ANNA - Gov. Greg Abbott’s May 18 announcement that Texas was entering Phase 2 of economic reopening means that every business in Anna will now be able to resume operations in some capacity by the beginning of June.
That’s welcome news to local businesses owners who have had to navigate a rocky road for past two months.
“The general consensus that we’ve received is that our businesses are doing the best they can to keep cleaning and keep social distancing inside their stores,” Greater Anna Chamber of Commerce President/CEO Kevin Hall said. “What they need is help from consumers and clients to make sure that, if they are comfortable, they please use the business.”
Over the course of the spring, COVID-19 has negatively impacted nearly every business in the city.
A recent Chamber of Commerce survey concluded that nearly 60 percent of local businesses either closed or reduced their hours in response to the pandemic.
However, less that 20 percent were forced to reduce the number of full-time or part-time employees.
According to Hall, part of the reason that Anna fared better than other cities is the fact that much of the city’s economic base fell into the “essential” category during the height of state restrictions.

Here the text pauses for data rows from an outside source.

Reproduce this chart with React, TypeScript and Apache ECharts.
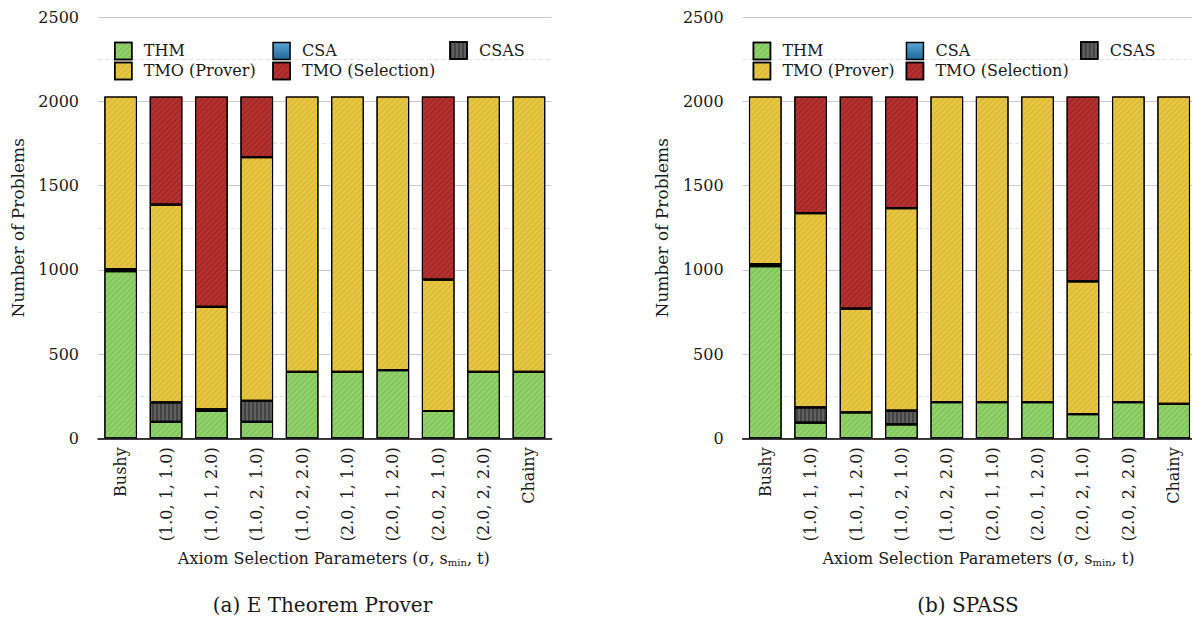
import React, { useEffect, useRef } from "react";
import * as echarts from "echarts";

const categories = [
  "Bushy",
  "(1.0, 1, 1.0)",
  "(1.0, 1, 2.0)",
  "(1.0, 2, 1.0)",
  "(1.0, 2, 2.0)",
  "(2.0, 1, 1.0)",
  "(2.0, 1, 2.0)",
  "(2.0, 2, 1.0)",
  "(2.0, 2, 2.0)",
  "Chainy",
];

const seriesNames = ["THM", "CSA", "CSAS", "TMO (Prover)", "TMO (Selection)"];

// E Theorem Prover
const eThm = [993, 98, 162, 98, 395, 395, 405, 162, 395, 395];
const eCsa = [0, 0, 0, 0, 0, 0, 0, 0, 0, 0];
const eCsas = [12, 115, 10, 125, 0, 0, 0, 0, 0, 0];
const eTmoProver = [1025, 1175, 608, 1447, 1635, 1635, 1625, 780, 1635, 1635];
const eTmoSelection = [0, 642, 1250, 360, 0, 0, 0, 1088, 0, 0];

// SPASS
const sThm = [1022, 93, 154, 83, 215, 215, 215, 144, 215, 205];
const sCsa = [0, 0, 0, 0, 0, 0, 0, 0, 0, 0];
const sCsas = [12, 91, 0, 81, 0, 0, 0, 0, 0, 0];
const sTmoProver = [996, 1153, 616, 1202, 1815, 1815, 1815, 788, 1815, 1825];
const sTmoSelection = [0, 693, 1260, 664, 0, 0, 0, 1098, 0, 0];

const yTicks = { min: 0, max: 2500, interval: 500 };

const FONT = "DejaVu Serif";
const TEXT = "#1a1a1a";
const FS = 16;

const styles: Record<string, any> = {
  THM: {
    color: "#93d46c",
    decal: {
      symbol: "rect",
      dashArrayX: [1, 0],
      dashArrayY: [2, 2],
      rotation: -Math.PI / 4,
      color: "rgba(60,120,30,0.18)",
    },
  },
  CSA: {
    color: new echarts.graphic.LinearGradient(0, 0, 0, 1, [
      { offset: 0, color: "#5aa6d6" },
      { offset: 1, color: "#1f6799" },
    ]),
  },
  CSAS: {
    color: "#606060",
    decal: {
      symbol: "rect",
      dashArrayX: [2, 2],
      dashArrayY: [1, 0],
      color: "rgba(0,0,0,0.3)",
    },
  },
  "TMO (Prover)": {
    color: "#e9c844",
    decal: {
      symbol: "rect",
      dashArrayX: [1, 0],
      dashArrayY: [2, 2],
      rotation: -Math.PI / 4,
      color: "rgba(150,110,0,0.15)",
    },
  },
  "TMO (Selection)": {
    color: "#b73331",
    decal: {
      symbol: "rect",
      dashArrayX: [1, 0],
      dashArrayY: [2, 2],
      rotation: -Math.PI / 4,
      color: "rgba(80,0,0,0.2)",
    },
  },
};

// empty segments are left out so they do not add stray borders
const toData = (vals: number[]) => vals.map((v) => (v === 0 ? "-" : v));

function buildSeries(gridIndex: number, stack: string, values: number[][]) {
  return seriesNames.map((name, i) => ({
    name,
    type: "bar",
    stack,
    xAxisIndex: gridIndex,
    yAxisIndex: gridIndex,
    barWidth: "72%",
    data: toData(values[i]),
    itemStyle: {
      ...styles[name],
      borderColor: "#000",
      borderWidth: 1.1,
    },
  }));
}

function buildLegends(positions: [number, number][]) {
  return seriesNames.map((name, i) => ({
    data: [name],
    left: positions[i][0],
    top: positions[i][1],
    padding: 0,
    itemWidth: 17,
    itemHeight: 17,
    icon: "rect",
    selectedMode: false,
    itemStyle: { borderWidth: 1.5 },
    textStyle: {
      fontFamily: FONT,
      fontSize: FS,
      color: TEXT,
      padding: [0, 0, 0, 7],
    },
  }));
}

const axisName = "{a|Axiom Selection Parameters (σ, s}{sub|min}{a|, t)}";

function xAxis(gridIndex: number) {
  return {
    type: "category",
    gridIndex,
    data: categories,
    axisLine: { lineStyle: { color: "#000", width: 1.5 } },
    axisTick: { show: false },
    axisLabel: {
      rotate: 90,
      margin: 9,
      fontFamily: FONT,
      fontSize: FS,
      color: TEXT,
    },
    name: axisName,
    nameLocation: "middle",
    nameGap: 112,
    nameTextStyle: {
      padding: [0, 0, 0, 18],
      rich: {
        a: { fontFamily: FONT, fontSize: FS, color: TEXT },
        sub: {
          fontFamily: FONT,
          fontSize: 10,
          color: TEXT,
          verticalAlign: "bottom",
          padding: [7, 0, 0, 0],
        },
      },
    },
  };
}

function yAxis(gridIndex: number) {
  return {
    type: "value",
    gridIndex,
    ...yTicks,
    axisLine: { show: false },
    axisTick: { show: false },
    axisLabel: {
      margin: 19,
      fontFamily: FONT,
      fontSize: FS,
      color: TEXT,
      formatter: (v: number) => String(v),
    },
    splitLine: { lineStyle: { color: "#cccccc", width: 1 } },
    minorTick: { show: false, splitNumber: 2 },
    minorSplitLine: {
      show: true,
      lineStyle: { color: "#e2e2e2", type: [4, 3], width: 1 },
    },
    name: "Number of Problems",
    nameLocation: "middle",
    nameGap: 72,
    nameTextStyle: { fontFamily: FONT, fontSize: 17, color: TEXT },
  };
}

export default function App() {
  const ref = useRef<HTMLDivElement>(null);

  useEffect(() => {
    if (!ref.current) return;
    const chart = echarts.init(ref.current, undefined, { renderer: "svg" });
    chart.setOption({
      animation: false,
      backgroundColor: "#ffffff",
      grid: [
        { left: 98, top: 17.3, width: 453.6, height: 421 },
        { left: 742.6, top: 17.3, width: 453.8, height: 421 },
      ],
      xAxis: [xAxis(0), xAxis(1)],
      yAxis: [yAxis(0), yAxis(1)],
      legend: [
        ...buildLegends([
          [114, 41.7],
          [272.3, 41.7],
          [449.3, 41.3],
          [114, 61.7],
          [272.3, 61.7],
        ]),
        ...buildLegends([
          [752.7, 41.7],
          [905.7, 41.7],
          [1080, 41.3],
          [752.7, 61.7],
          [905.7, 61.7],
        ]),
      ],
      series: [
        ...buildSeries(0, "e", [eThm, eCsa, eCsas, eTmoProver, eTmoSelection]),
        ...buildSeries(1, "s", [sThm, sCsa, sCsas, sTmoProver, sTmoSelection]),
      ],
      graphic: [
        {
          type: "text",
          x: 322.5,
          y: 605,
          style: {
            text: "(a) E Theorem Prover",
            fontFamily: FONT,
            fontSize: 20,
            fill: TEXT,
            align: "center",
            verticalAlign: "middle",
          },
        },
        {
          type: "text",
          x: 968,
          y: 605,
          style: {
            text: "(b) SPASS",
            fontFamily: FONT,
            fontSize: 20,
            fill: TEXT,
            align: "center",
            verticalAlign: "middle",
          },
        },
      ],
    });
    return () => chart.dispose();
  }, []);

  return (
    <div
      style={{
        position: "fixed",
        left: 0,
        top: 0,
        width: 1192,
        height: 624,
        overflow: "hidden",
        background: "#fff",
      }}
    >
      <div ref={ref} style={{ width: 1200, height: 624 }} />
    </div>
  );
}
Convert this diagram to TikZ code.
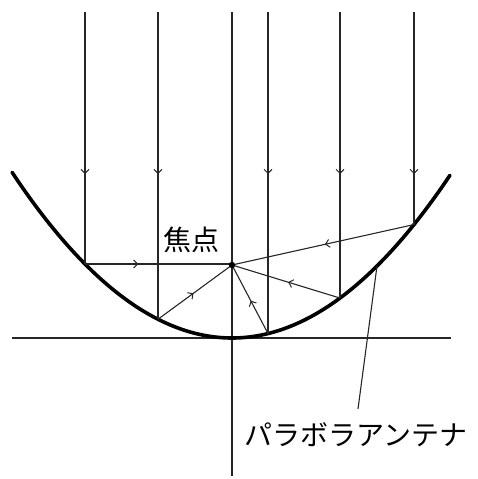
\documentclass[tikz,border=0pt]{standalone}
\usepackage{fontspec}
\newfontfamily\jpfont{Noto Sans CJK JP}
\usetikzlibrary{arrows.meta,decorations.markings}
\tikzset{
  thinline/.style={line width=1.1pt,draw=black!85},
  ray/.style={thinline,postaction={decorate},decoration={markings,mark=at position #1 with {\arrow{Straight Barb[length=4pt,width=8pt,line width=1pt]}}}},
  dish/.style={line width=3.6pt,line cap=round},
  lbl/.style={font=\jpfont\fontsize{28pt}{30pt}\selectfont,inner sep=0pt}
}
\begin{document}
\begin{tikzpicture}[x=1pt,y=-1pt]
\useasboundingbox (0,0) rectangle (477,479);
% axes
\coordinate (hl) at (12,338);
\coordinate (hr) at (451,338);
\coordinate (vt) at (232,12);
\coordinate (vb) at (232,476);
\draw[thinline] (hl) -- (hr);
\draw[thinline] (vt) -- (vb);
% parabola
\draw[dish] plot[domain=-220:218,samples=120] ({232+\x},{338-(\x/10)*(\x/10)/2.92});
% focus
\coordinate (F) at (232,265);
% reflection points
\foreach \n/\xx in {a/85,b/158,c/268,d/340,e/414}{
  \pgfmathsetmacro{\yy}{338-((\xx-232)/10)*((\xx-232)/10)/2.92}
  \coordinate (P\n) at (\xx,\yy);
  \coordinate (T\n) at (\xx,12);
}
% incoming rays
\foreach \n in {a,b,c,d,e}{
  \draw[ray=162pt] (T\n) -- (P\n);
}
% reflected rays
\draw[ray=0.36] (Pa) -- (Pa -| F) -- (F);
\draw[ray=0.48] (Pb) -- (F);
\draw[ray=0.48] (Pc) -- (F);
\draw[ray=0.48] (Pd) -- (F);
\draw[ray=0.49] (Pe) -- (F);
\fill (F) circle (3.2pt);
% labels
\node[lbl] (foc) at (191,240) {焦点};
\node[lbl] (ant) at (356,435) {パラボラアンテナ};
\coordinate (lt) at (377,266);
\coordinate (lb) at (358,409);
\draw[thinline] (lt) -- (lb);
\end{tikzpicture}
\end{document}
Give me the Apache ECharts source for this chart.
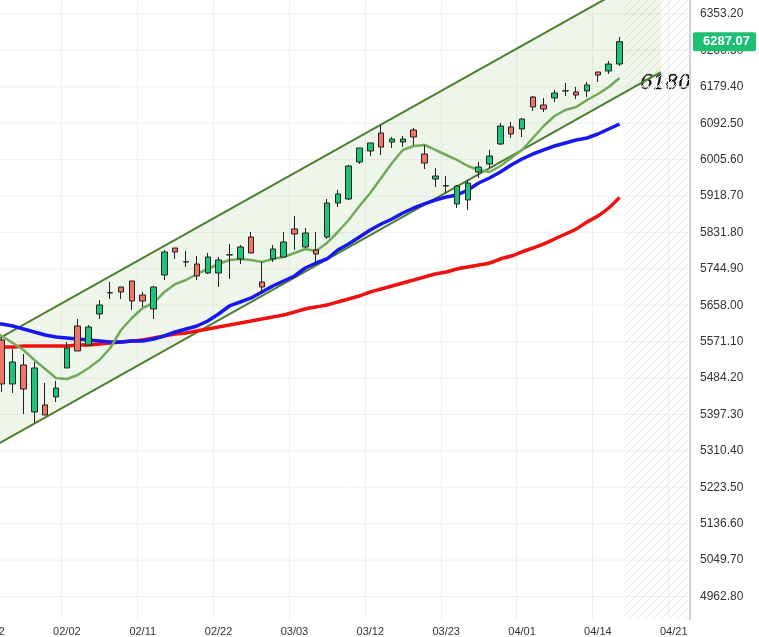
<!DOCTYPE html>
<html><head><meta charset="utf-8">
<script src="https://cdn.jsdelivr.net/npm/echarts@6/dist/echarts.min.js"></script>
<style>html,body{margin:0;padding:0;background:#fff}#c{width:759px;height:637px}</style>
</head><body><div id="c"></div>
<script>
const dateLabels = {7:'02/02',14:'02/11',21:'02/22',28:'03/03',35:'03/12',42:'03/23',49:'04/01',56:'04/14',63:'04/21'};
const firstLabel = '01/22';
const totalSlots = 65;
// candles [open, close, low, high]
const candles = [
[5560,5590,5540,5600],
[5575,5470,5450.9,5579.8],
[5470,5522.5,5448.5,5553.5],
[5515.3,5458.1,5398.4,5541.6],
[5403.2,5508.2,5376.9,5522.5],
[5419.9,5396,5396,5472.4],
[5439,5460.4,5427,5477.2],
[5508.2,5555.9,5508.2,5570.2],
[5608.4,5548.8,5548.8,5625.1],
[5563.1,5606.1,5563.1,5610.8],
[5637.1,5658.6,5625.1,5670.5],
[5687.2,5688,5672.9,5713.5],
[5701.5,5689.6,5672.9,5701.5],
[5715.9,5668.1,5646.6,5715.9],
[5682.4,5668.1,5653.8,5689.6],
[5649,5701.5,5625.1,5703.9],
[5730.2,5785.1,5718.2,5789.8],
[5794.6,5785.1,5768.4,5794.6],
[5761.2,5762,5749.3,5787.5],
[5756.4,5727.8,5718.2,5775.5],
[5734.9,5773.1,5732.6,5782.7],
[5734.9,5766,5701.5,5773.1],
[5777.9,5778.5,5720.6,5804.2],
[5768.4,5797,5756.4,5801.8],
[5820.9,5782.7,5782.7,5832.8],
[5713.5,5701.5,5687.2,5761.2],
[5768.4,5792.2,5761.2,5801.8],
[5773.1,5808.9,5773.1,5832.8],
[5840,5828,5789.8,5871],
[5797,5830.4,5794.6,5842.4],
[5789.8,5780.3,5758.8,5832.8],
[5820.9,5902,5816.1,5911.6],
[5902,5923.5,5892.5,5933.1],
[5911.6,5990.4,5909.2,5992.7],
[5999.9,6033.3,5995.1,6033.3],
[6026.2,6045.3,6014.2,6045.3],
[6069.1,6035.7,6016.6,6088.2],
[6047.6,6054.8,6033.3,6059.6],
[6047.6,6054.8,6035.7,6062],
[6076.3,6059.6,6040.5,6081.1],
[6019,5997.5,5983.2,6040.5],
[5959.3,5966.5,5940.2,5985.6],
[5942.6,5943.5,5925.9,5966.5],
[5899.7,5942.6,5890.1,5945],
[5909.2,5949.8,5885.3,5956.9],
[5976,5988,5961.7,5999.9],
[5995.1,6014.2,5985.6,6028.6],
[6042.9,6085.8,6040.5,6093],
[6083.5,6066.7,6057.2,6095.4],
[6078.7,6102.5,6059.6,6104.9],
[6155.1,6131.2,6121.6,6157.4],
[6136,6126.4,6119.3,6152.7],
[6152.7,6164.6,6143.1,6171.8],
[6169.4,6170,6157.4,6188.5],
[6167,6159.8,6150.3,6178.9],
[6169.4,6183.7,6155.1,6190.9],
[6214.7,6207.6,6190.9,6214.7],
[6217.1,6233.8,6210,6241],
[6233.8,6287.07,6229.1,6298.3]
];
const maShort = [5598.9,5584.6,5567.9,5551.1,5527.3,5505.8,5484.3,5481.9,5491.5,5508.2,5527.3,5555.9,5598.9,5627.5,5651.4,5663.3,5689.6,5708.7,5718.2,5732.6,5744.5,5756.4,5766,5768.4,5766,5761.2,5768.4,5773.1,5782.7,5792.2,5787.5,5806.6,5832.8,5861.5,5894.9,5925.9,5961.7,5997.5,6028.6,6038.1,6040.5,6028.6,6016.6,6004.7,5990.4,5980.8,5976,5990.4,6009.5,6028.6,6057.2,6085.8,6109.7,6124,6131.2,6147.9,6162.2,6178.9,6200.4];
const maMid = [5613.2,5613.2,5608.4,5601.3,5594.1,5587,5582.2,5579.8,5577.4,5575,5572.6,5570.2,5570.2,5572.6,5572.6,5577.4,5584.6,5594.1,5601.3,5608.4,5620.4,5637.1,5656.2,5665.7,5675.3,5689.6,5703.9,5715.9,5727.8,5746.9,5758.8,5768.4,5789.8,5804.2,5820.9,5837.6,5851.9,5863.8,5878.2,5890.1,5899.7,5909.2,5916.4,5921.1,5933.1,5949.8,5961.7,5976,5992.7,6007.1,6019,6028.6,6038.1,6045.3,6052.4,6057.2,6066.7,6078.7,6090.6];
const maLong = [5558.3,5558.3,5558.3,5560.7,5560.7,5560.7,5560.7,5560.7,5563.1,5563.1,5565.5,5567.9,5570.2,5572.6,5575,5579.8,5584.6,5589.3,5591.7,5596.5,5601.3,5606.1,5610.8,5615.6,5620.4,5625.1,5629.9,5634.7,5641.9,5649,5653.8,5658.6,5665.7,5672.9,5680,5689.6,5696.8,5703.9,5711.1,5718.2,5725.4,5732.6,5737.3,5744.5,5749.3,5754,5758.8,5768.4,5775.5,5785.1,5794.6,5804.2,5816.1,5828,5840,5856.7,5870.8,5890,5915.5];
const channelLower = [[-0.5,5310],[61.8,6214.7]];
const channelUpper = [[-0.5,5561],[61.8,6463]];
const yTicks = [4962.8,5049.7,5136.6,5223.5,5310.4,5397.3,5484.2,5571.1,5658,5744.9,5831.8,5918.7,6005.6,6092.5,6179.4,6266.3,6353.2];
const lastPrice = 6287.07;
const noteText = '6180';
const futureStart = 58.5;

const cats = [];
for (let i=0;i<totalSlots;i++) cats.push(i===0?firstLabel:(dateLabels[i]||''));

const pc = document.createElement('canvas'); pc.width=8; pc.height=8;
const g = pc.getContext('2d'); g.strokeStyle='#e4e4e4'; g.lineWidth=1;
g.beginPath(); g.moveTo(0,8); g.lineTo(8,0); g.moveTo(-2,2); g.lineTo(2,-2); g.moveTo(6,10); g.lineTo(10,6); g.stroke();

const chart = echarts.init(document.getElementById('c'));
const labelIdx = [0].concat(Object.keys(dateLabels).map(Number));
const yBase = {type:'value',position:'right',min:4909,max:6386.6,axisTick:{show:false},splitLine:{show:false}};
chart.setOption({
  animation:false,
  grid:{left:-14.4,right:69,top:0,bottom:18,containLabel:false,outerBoundsMode:'none'},
  xAxis:[{type:'category',data:cats,boundaryGap:true,
    axisLine:{show:false},axisTick:{show:false},
    axisLabel:{interval:(i)=>labelIdx.includes(i),color:'#333',fontSize:11,fontFamily:'Arial, Liberation Sans',margin:7},
    splitLine:{show:true,interval:(i)=>labelIdx.includes(i)&&i>0,lineStyle:{color:'#efefef'}}},
   {type:'value',min:-0.5,max:totalSlots-0.5,show:false}],
  yAxis:[Object.assign({},yBase,{
    axisLine:{show:true,onZero:false,lineStyle:{color:'#d0d0d0',width:2}},
    axisLabel:{customValues:yTicks,formatter:v=>v.toFixed(2),color:'#333',fontSize:12,fontFamily:'Arial, Liberation Sans',margin:10}}),
   Object.assign({},yBase,{
    axisLine:{show:false,onZero:false},
    axisLabel:{customValues:[lastPrice],formatter:v=>v.toFixed(2),color:'#fff',backgroundColor:'#1cbf73',
      padding:[3,6,3,10],borderRadius:2,fontSize:13,fontWeight:'bold',fontFamily:'Arial, Liberation Sans',margin:3}})],
  series:[
    {type:'custom',xAxisIndex:1,z:1,silent:true,
     data:[0],
     renderItem:(p,api)=>{
       const a=api.coord([futureStart,6386.6]), b=api.coord([totalSlots-0.5,4909]);
       const lines=yTicks.map(v=>{const l=api.coord([-0.5,v]);const r=api.coord([totalSlots-0.5,v]);
         return {type:'line',shape:{x1:l[0],y1:l[1],x2:r[0],y2:r[1]},style:{stroke:'#efefef',lineWidth:1}};});
       return {type:'group',children:lines.concat([{type:'rect',shape:{x:a[0],y:a[1],width:b[0]-a[0],height:b[1]-a[1]},style:{fill:{image:pc,repeat:'repeat'}}}])};
     }},
    {type:'custom',xAxisIndex:1,z:2,silent:true,clip:true,data:[0],
     renderItem:(p,api)=>{
       const pts=[channelLower[0],channelLower[1],channelUpper[1],channelUpper[0]].map(d=>api.coord(d));
       return {type:'polygon',shape:{points:pts},style:{fill:'rgba(120,180,90,0.13)'}};
     }},
    {type:'line',xAxisIndex:1,data:channelLower,symbol:'none',z:3,lineStyle:{color:'#4a7f2c',width:2},clip:true},
    {type:'line',xAxisIndex:1,data:channelUpper,symbol:'none',z:3,lineStyle:{color:'#4a7f2c',width:2},clip:true},
    {type:'line',data:maLong,symbol:'none',z:4,smooth:0.3,lineStyle:{color:'#f01010',width:3.5}},
    {type:'line',data:maMid,symbol:'none',z:4,lineStyle:{color:'#1818ee',width:3.5}},
    {type:'line',data:maShort,symbol:'none',z:4,lineStyle:{color:'#73a95a',width:2.5}},
    {type:'candlestick',data:candles,barWidth:6,z:5,
     itemStyle:{color:'#1cc477',color0:'#ef7466',borderColor:'#222',borderColor0:'#222',borderWidth:1}}
  ],
  graphic:[{type:'text',left:640,top:74,style:{text:noteText,font:'italic 20px "DejaVu Serif"',fill:'#111',stroke:'#111',lineWidth:0.3}}]
});
</script></body></html>
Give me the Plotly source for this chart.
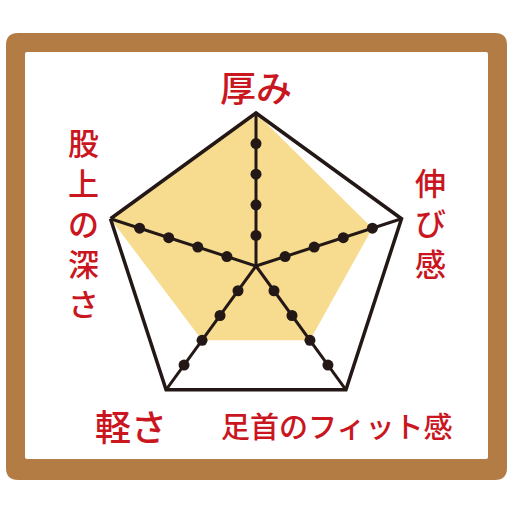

This was much different from an area like downtown McKinney, where a large percentage of retail outlets fell into the “non-essential” category and had to shut down entirely for more than a month.
“We are lucky in that we don’t have a lot of non-essential business now, but also not lucky because non-essential is what a lot of people spend their expendable income on,” Hall said. “It’s kind of a catch-22.”
While the city may have fared better than others, it doesn’t not mean that local businesses came through unscathed.
Nearly all surveyed reported significant income losses over the course of the pandemic. That amount averaged in the $15,000- $20,000 range, though some reported income loss upward of $400,000.
More than half of Anna businesses surveyed say that they have either filed ,or plan to file, for an Economic Injury Disaster Loan (EIDL). The program is designed to help small business owners in times of crisis. It has struggled to keep pace with applications in this time of unprecedented demand.
Two-thirds of Anna business have also applied for, or plan to apply for, the Paycheck Protection Program (PPP). These small loans are designed to incentivize small businesses to keep workers on the payroll.
The program has faced numerous challenges as well, though it resumed accepting applications at the end of April.
In the meantime, local business owners are working hard to make customers comfortable in the new normal. Many are providing hand sanitizer, and some are even offering masks and gloves.
Of course, some customers are asked to stay away.
People experiencing possible COVID-19 symptoms or who have been directly exposed to the virus are advised to ask someone else to do their shopping or run their errands.
The economy will only rebound when people feel safe to participate in it again.
“It’s not just on business owners, it’s on us as consumers as well,” Hall said. “We all need to watch out for each other.”